WRITTEN TASK: Scan the entries and tally the lines that include the string "this". Reply with the figure alone.
━━━━━━━━
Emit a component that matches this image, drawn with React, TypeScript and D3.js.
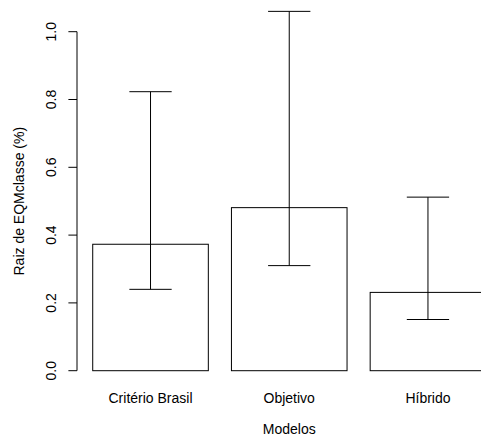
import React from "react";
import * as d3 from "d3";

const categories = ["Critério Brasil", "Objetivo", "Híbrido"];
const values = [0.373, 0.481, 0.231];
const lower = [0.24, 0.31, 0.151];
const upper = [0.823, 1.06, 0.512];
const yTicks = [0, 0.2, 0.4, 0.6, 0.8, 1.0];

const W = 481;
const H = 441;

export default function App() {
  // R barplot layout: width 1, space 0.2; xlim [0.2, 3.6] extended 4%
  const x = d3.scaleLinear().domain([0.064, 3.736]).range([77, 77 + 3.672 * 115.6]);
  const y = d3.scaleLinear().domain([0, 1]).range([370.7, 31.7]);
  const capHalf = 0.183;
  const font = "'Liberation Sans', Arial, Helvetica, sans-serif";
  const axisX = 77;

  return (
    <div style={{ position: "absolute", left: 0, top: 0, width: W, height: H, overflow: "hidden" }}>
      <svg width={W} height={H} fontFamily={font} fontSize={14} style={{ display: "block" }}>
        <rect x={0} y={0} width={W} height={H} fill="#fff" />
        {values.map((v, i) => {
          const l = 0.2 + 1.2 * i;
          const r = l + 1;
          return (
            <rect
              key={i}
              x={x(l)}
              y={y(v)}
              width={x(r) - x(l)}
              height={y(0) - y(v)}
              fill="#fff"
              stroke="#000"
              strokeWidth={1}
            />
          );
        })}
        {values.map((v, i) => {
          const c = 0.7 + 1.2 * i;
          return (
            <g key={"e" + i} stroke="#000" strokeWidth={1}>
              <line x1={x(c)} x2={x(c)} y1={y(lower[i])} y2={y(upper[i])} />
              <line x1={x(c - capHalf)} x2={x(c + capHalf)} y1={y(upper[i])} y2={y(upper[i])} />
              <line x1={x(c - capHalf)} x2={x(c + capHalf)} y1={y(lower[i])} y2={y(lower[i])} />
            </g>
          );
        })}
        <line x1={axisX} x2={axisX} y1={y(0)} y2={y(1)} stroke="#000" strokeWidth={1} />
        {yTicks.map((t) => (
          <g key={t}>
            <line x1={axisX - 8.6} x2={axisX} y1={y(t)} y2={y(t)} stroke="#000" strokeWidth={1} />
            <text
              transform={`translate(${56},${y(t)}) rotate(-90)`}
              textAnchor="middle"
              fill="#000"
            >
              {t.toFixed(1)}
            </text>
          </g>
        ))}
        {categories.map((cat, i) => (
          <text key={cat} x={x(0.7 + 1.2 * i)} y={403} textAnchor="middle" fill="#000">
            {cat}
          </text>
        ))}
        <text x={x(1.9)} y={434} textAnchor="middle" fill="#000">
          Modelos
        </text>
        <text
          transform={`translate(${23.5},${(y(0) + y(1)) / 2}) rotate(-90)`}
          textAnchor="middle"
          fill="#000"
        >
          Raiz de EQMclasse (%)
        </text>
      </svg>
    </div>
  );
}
━━━━━━━━
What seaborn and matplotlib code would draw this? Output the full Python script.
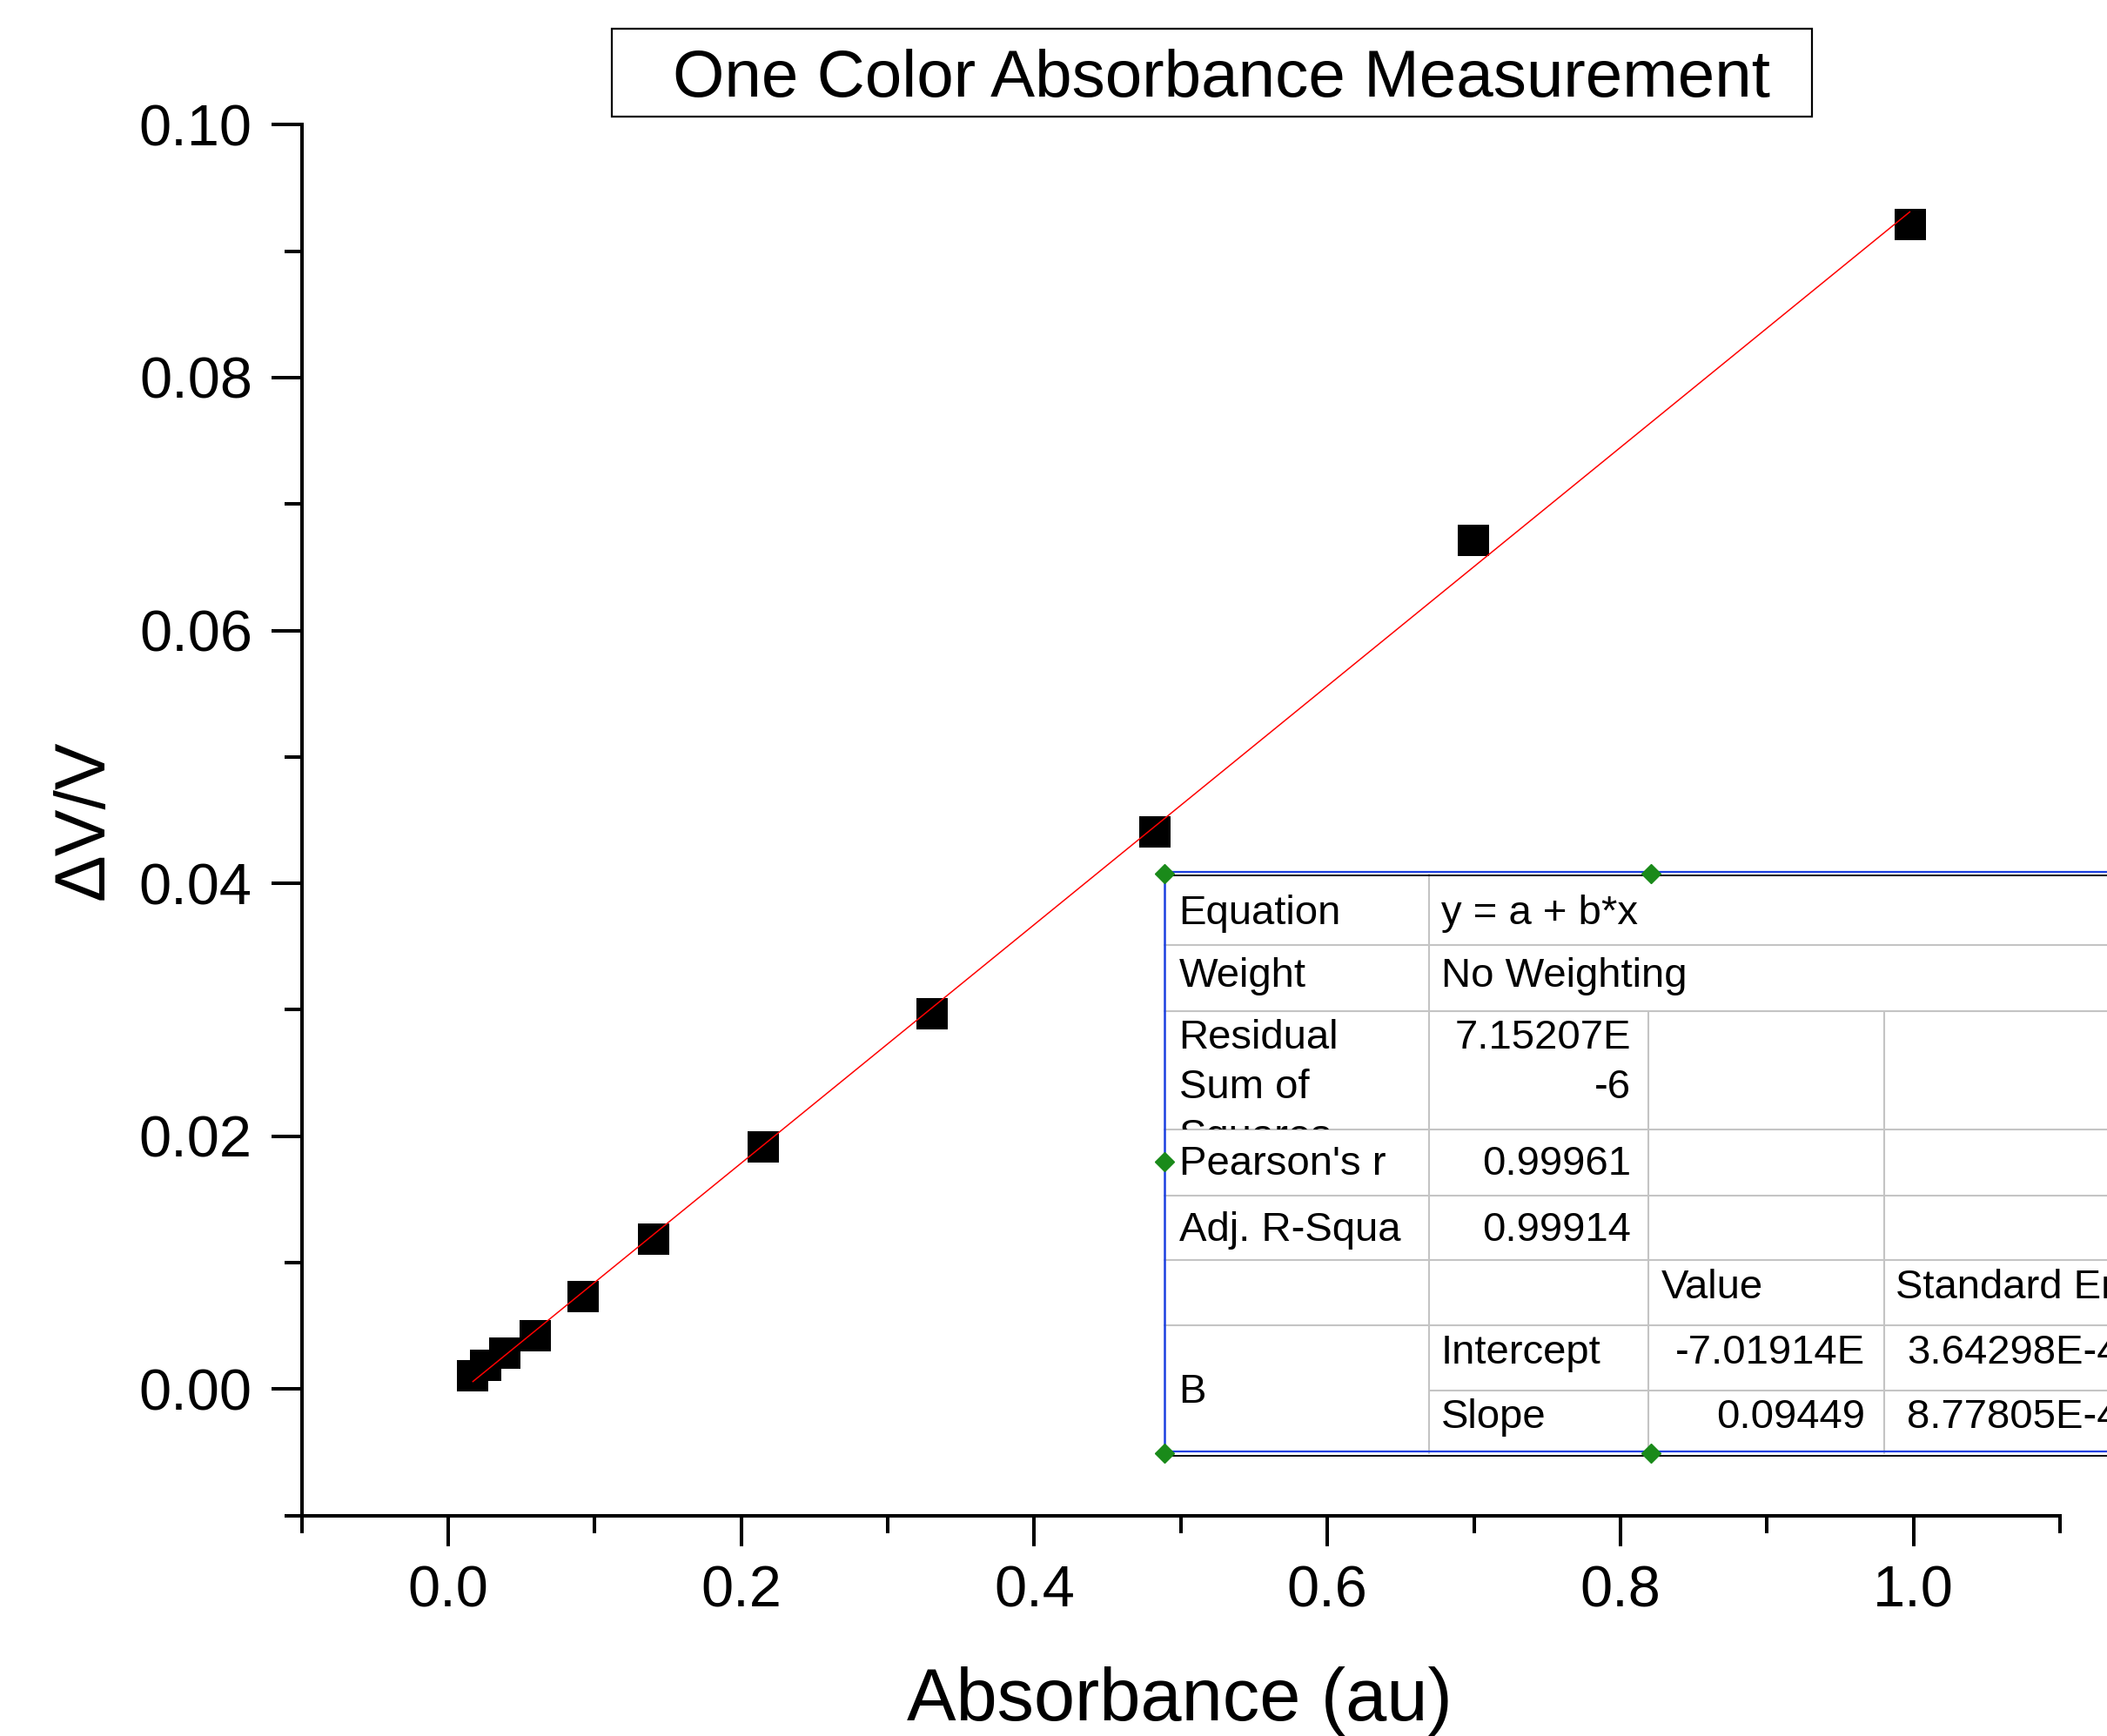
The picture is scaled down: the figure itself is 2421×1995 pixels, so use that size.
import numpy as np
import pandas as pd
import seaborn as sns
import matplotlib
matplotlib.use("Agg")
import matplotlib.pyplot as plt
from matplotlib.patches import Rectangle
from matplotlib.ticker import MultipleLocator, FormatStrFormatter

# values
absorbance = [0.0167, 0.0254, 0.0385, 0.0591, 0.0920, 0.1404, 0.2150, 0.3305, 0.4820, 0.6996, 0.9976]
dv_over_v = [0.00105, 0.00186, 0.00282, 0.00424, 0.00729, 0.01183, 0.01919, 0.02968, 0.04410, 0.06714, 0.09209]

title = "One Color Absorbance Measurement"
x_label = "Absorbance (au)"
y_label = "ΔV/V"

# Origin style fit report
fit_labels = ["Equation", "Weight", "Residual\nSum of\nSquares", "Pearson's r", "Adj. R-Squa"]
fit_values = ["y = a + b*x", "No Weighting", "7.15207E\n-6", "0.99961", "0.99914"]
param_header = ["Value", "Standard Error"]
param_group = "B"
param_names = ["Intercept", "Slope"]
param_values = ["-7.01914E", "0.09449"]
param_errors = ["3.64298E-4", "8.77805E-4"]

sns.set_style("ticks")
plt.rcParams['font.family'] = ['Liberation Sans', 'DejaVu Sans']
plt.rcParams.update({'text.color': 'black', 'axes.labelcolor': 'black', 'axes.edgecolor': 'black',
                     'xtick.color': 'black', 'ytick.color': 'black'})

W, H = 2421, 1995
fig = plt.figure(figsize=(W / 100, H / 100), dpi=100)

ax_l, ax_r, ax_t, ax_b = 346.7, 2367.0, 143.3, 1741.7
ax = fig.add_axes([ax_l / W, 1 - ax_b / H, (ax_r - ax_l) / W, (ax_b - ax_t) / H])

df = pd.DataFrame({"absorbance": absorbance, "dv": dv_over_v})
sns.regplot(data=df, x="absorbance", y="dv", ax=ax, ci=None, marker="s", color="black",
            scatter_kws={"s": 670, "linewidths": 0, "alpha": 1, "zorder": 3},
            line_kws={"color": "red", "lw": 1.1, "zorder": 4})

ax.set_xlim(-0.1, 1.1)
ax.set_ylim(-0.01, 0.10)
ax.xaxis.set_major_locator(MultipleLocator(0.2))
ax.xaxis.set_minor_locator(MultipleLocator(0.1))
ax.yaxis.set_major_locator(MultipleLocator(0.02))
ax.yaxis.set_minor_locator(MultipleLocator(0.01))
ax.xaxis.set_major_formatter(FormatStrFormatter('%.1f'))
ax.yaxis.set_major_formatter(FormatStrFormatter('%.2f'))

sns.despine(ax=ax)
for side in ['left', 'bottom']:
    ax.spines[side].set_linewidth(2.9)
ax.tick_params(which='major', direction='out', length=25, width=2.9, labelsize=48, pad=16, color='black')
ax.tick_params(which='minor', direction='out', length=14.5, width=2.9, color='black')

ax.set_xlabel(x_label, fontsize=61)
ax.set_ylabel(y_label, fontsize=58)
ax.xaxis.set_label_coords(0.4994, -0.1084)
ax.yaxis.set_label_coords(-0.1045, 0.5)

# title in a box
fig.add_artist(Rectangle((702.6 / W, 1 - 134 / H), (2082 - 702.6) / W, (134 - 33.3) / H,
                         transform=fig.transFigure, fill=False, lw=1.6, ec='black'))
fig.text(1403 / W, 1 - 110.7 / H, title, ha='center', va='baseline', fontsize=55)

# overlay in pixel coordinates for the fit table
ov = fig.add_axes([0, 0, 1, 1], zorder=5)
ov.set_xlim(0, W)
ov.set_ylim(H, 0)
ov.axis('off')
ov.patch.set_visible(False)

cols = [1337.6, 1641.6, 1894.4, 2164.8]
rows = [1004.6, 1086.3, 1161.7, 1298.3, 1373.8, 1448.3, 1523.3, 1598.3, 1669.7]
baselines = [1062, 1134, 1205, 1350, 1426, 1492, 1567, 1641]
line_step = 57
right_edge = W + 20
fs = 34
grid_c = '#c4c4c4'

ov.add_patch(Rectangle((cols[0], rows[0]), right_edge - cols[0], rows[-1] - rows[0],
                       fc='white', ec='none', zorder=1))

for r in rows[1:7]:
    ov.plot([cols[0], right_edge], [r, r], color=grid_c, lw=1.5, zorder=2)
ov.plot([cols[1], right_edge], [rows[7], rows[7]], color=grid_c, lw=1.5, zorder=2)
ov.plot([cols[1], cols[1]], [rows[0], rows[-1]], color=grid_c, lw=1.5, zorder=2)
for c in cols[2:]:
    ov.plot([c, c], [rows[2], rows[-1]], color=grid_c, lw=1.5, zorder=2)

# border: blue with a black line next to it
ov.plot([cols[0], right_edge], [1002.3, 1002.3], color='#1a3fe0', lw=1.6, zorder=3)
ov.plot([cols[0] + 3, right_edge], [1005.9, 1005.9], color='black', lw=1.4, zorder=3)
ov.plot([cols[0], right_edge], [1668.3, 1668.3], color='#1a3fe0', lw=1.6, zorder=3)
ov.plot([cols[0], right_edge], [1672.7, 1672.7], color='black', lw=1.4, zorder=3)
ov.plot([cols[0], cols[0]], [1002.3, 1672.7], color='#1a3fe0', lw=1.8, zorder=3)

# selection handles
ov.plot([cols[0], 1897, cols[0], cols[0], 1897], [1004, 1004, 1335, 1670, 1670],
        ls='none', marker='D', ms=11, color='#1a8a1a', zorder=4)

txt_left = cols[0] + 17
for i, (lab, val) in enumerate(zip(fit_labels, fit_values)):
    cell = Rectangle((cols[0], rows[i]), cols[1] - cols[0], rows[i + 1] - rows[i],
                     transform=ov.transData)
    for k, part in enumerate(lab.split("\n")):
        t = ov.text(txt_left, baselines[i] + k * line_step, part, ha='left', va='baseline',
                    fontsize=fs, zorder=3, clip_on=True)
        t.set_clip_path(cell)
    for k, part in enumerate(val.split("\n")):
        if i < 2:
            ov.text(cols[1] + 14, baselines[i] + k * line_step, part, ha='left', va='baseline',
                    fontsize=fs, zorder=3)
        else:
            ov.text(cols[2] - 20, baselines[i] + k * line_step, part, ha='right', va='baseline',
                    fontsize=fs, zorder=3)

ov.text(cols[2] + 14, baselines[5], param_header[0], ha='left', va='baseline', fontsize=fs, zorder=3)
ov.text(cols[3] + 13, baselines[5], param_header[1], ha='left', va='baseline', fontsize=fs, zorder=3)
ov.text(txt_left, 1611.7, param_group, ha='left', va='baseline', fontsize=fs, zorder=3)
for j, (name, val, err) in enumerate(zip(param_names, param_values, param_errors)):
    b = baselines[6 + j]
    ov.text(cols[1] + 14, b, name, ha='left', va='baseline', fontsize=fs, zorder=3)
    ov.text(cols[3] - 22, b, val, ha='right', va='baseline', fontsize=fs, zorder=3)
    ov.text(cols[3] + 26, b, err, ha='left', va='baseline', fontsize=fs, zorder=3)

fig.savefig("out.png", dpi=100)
━━━━━━━━
WRITTEN ANSWER: 2